One of the biggest challenges is plumage variation. Males and females often look different from each other. Fledglings look different from their parents. Birds sporting bright spring colors can look very different in their duller autumn plumage.
Many birds are also very good at hiding. Lots of soras and Virginia rails will arrive in April, but how many people will actually see one well enough for a positive identification? These freshwater marsh species skulk in the reeds.
Some birds make identification difficult by wandering. It’s naturally harder to recognize a bird you’ve never seen before, or even suspected could be there.

Perhaps the biggest challenge is presented by species that look very similar. Hence this Tale of the Tails.
Grackles are blackbirds. We have three species in North America — common, boat-tailed and great-tailed. They closely resemble each other, although there is some geographic separation between them.
Common grackles are, uh, common. They span much of the continent, from the Atlantic to the Rocky Mountains. They are the smallest of the three and the only one that nests in Maine.
Boat-tailed grackles are slightly larger than common grackles. They are found all along the Atlantic coastline. They seldom move inland and rarely visit north of Connecticut.
Great-tailed grackles are mostly western birds, seldom seen east of the Mississippi River. They are significantly larger than the other two, with a longer tail that justifies their name.
Common and boat-tailed grackles overlap along the Atlantic coastline. To be honest, they are similar enough to make me look twice whenever I am within that overlap zone.
If you think grackles are hard, try another pair of nearly identical twins. Male rusty blackbirds in the eastern United States look very similar to Brewer’s blackbirds in the West, and the two overlap broadly across the middle of the country. We don’t see Brewer’s blackbirds in Maine, and our rusty blackbirds quickly disappear into the northern forest during nesting season. As a result, most area birders have never had the opportunity to separate the two by sight.
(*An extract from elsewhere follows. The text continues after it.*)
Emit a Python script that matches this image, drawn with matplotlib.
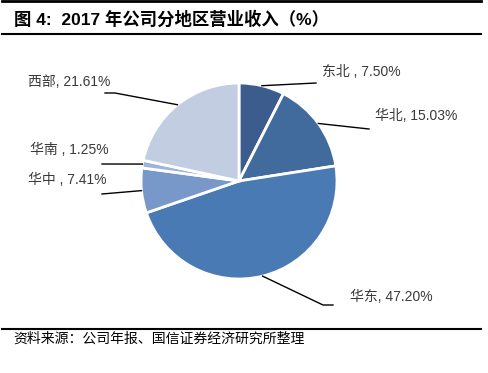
import matplotlib.pyplot as plt
from matplotlib.lines import Line2D
import numpy as np

plt.rcParams['font.family'] = ['Liberation Sans', 'Noto Sans CJK SC', 'DejaVu Sans']

# 数据
regions = ['东北', '华北', '华东', '华中', '华南', '西部']
shares = [7.50, 15.03, 47.20, 7.41, 1.25, 21.61]
label_sep = [' , ', ', ', ', ', ' , ', ' , ', ', ']
colors = ['#3b5c8c', '#416a9d', '#4a7ab4', '#7798c8', '#9fb4d8', '#c3cde2']

title = '图 4:  2017 年公司分地区营业收入（%）'
source = '资料来源：公司年报、国信证券经济研究所整理'

W, H = 489, 373
fig = plt.figure(figsize=(W / 100, H / 100), dpi=100)
ax = fig.add_axes([0, 0, 1, 1])

cx, cy, r = 239, H - 181, 98
wedges, _ = ax.pie(shares, colors=colors, startangle=90, counterclock=False,
                   center=(cx, cy), radius=r, frame=True,
                   wedgeprops=dict(edgecolor='white', linewidth=2))
ax.set_xlim(0, W)
ax.set_ylim(0, H)
ax.set_aspect('equal')
ax.set_axis_off()

# 标签位置（图像像素坐标）与引线折点
text_pos = [(322, 72), (375, 116), (350, 297), (28, 180), (30, 150), (28, 82)]
elbows = [[(316, 83)], [(369, 129)], [(323, 305), (333, 305)],
          [(102, 194)], [(102, 164)], [(115, 93), (105, 93)]]

for w, name, v, sep, tp, el in zip(wedges, regions, shares, label_sep, text_pos, elbows):
    ang = np.deg2rad((w.theta1 + w.theta2) / 2)
    px, py = cx + r * np.cos(ang), cy + r * np.sin(ang)
    xs = [px] + [e[0] for e in el]
    ys = [py] + [H - e[1] for e in el]
    ax.plot(xs, ys, color='black', lw=1)
    ax.text(tp[0], H - tp[1], f'{name}{sep}{v:.2f}%', fontsize=10,
            color='#3a3a3a', va='center', ha='left')

# 标题与来源
fig.text(14 / W, 1 - 19 / H, title, fontsize=12.5, fontweight='bold',
         va='center', ha='left')
fig.text(13 / W, 1 - 339 / H, source, fontsize=10, va='center', ha='left')
for yy, lw in [(1, 2), (34, 1.5), (329, 1.5)]:
    fig.add_artist(Line2D([2 / W, 481 / W], [1 - yy / H, 1 - yy / H],
                          color='black', lw=lw))

plt.savefig('out.png', dpi=100)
Terns can also present an identification headache. Four species of midsize terns can show up in Maine, and three of them nest here. It would take an entire column to describe how to tell them apart.
Long-billed dowitchers have long bills. But so do short-billed dowitchers. Many of our small sandpipers resemble each other. We rarely see sedge wrens in Maine, and that’s probably a blessing. They are almost indistinguishable from marsh wrens, which nest here in abundance.

As reported in the Bangor Daily News last week, golden eagles are turning up in Maine more often. They are easily confused with immature bald eagles. For decades, if someone reported a golden eagle, I was skeptical. That’s starting to change.
Bald eagles take five years to reach maturity, going through a series of plumage changes along the way. First-year birds are completely dark brown, without a hint of gold. But in the golden light of dawn, light can play tricks.
Golden eagles also change plumage as they grow to adulthood. Both bald and golden eagles develop patches of white after a year or two, but those patches appear in different places for each species.
Many people reporting golden eagles say the bird looked larger than a bald eagle, but both species are roughly the same size. It’s partly an optical illusion. Dark birds simply look larger. Golden eagles do have smaller heads. They soar with a V-shaped dihedral in their wings, whereas bald eagles hold their wings flat. But those are details only an experienced birder might notice.
The point is this: bird identification can seem difficult because birds don’t always make it easy.
Rather than fret about the similarities, rejoice in them. When you come across a twin, you don’t need to separate it from all the other birds. You only need to separate it from its doppelganger by looking for one or two diagnostic field marks.
The hardest part is remembering what they are.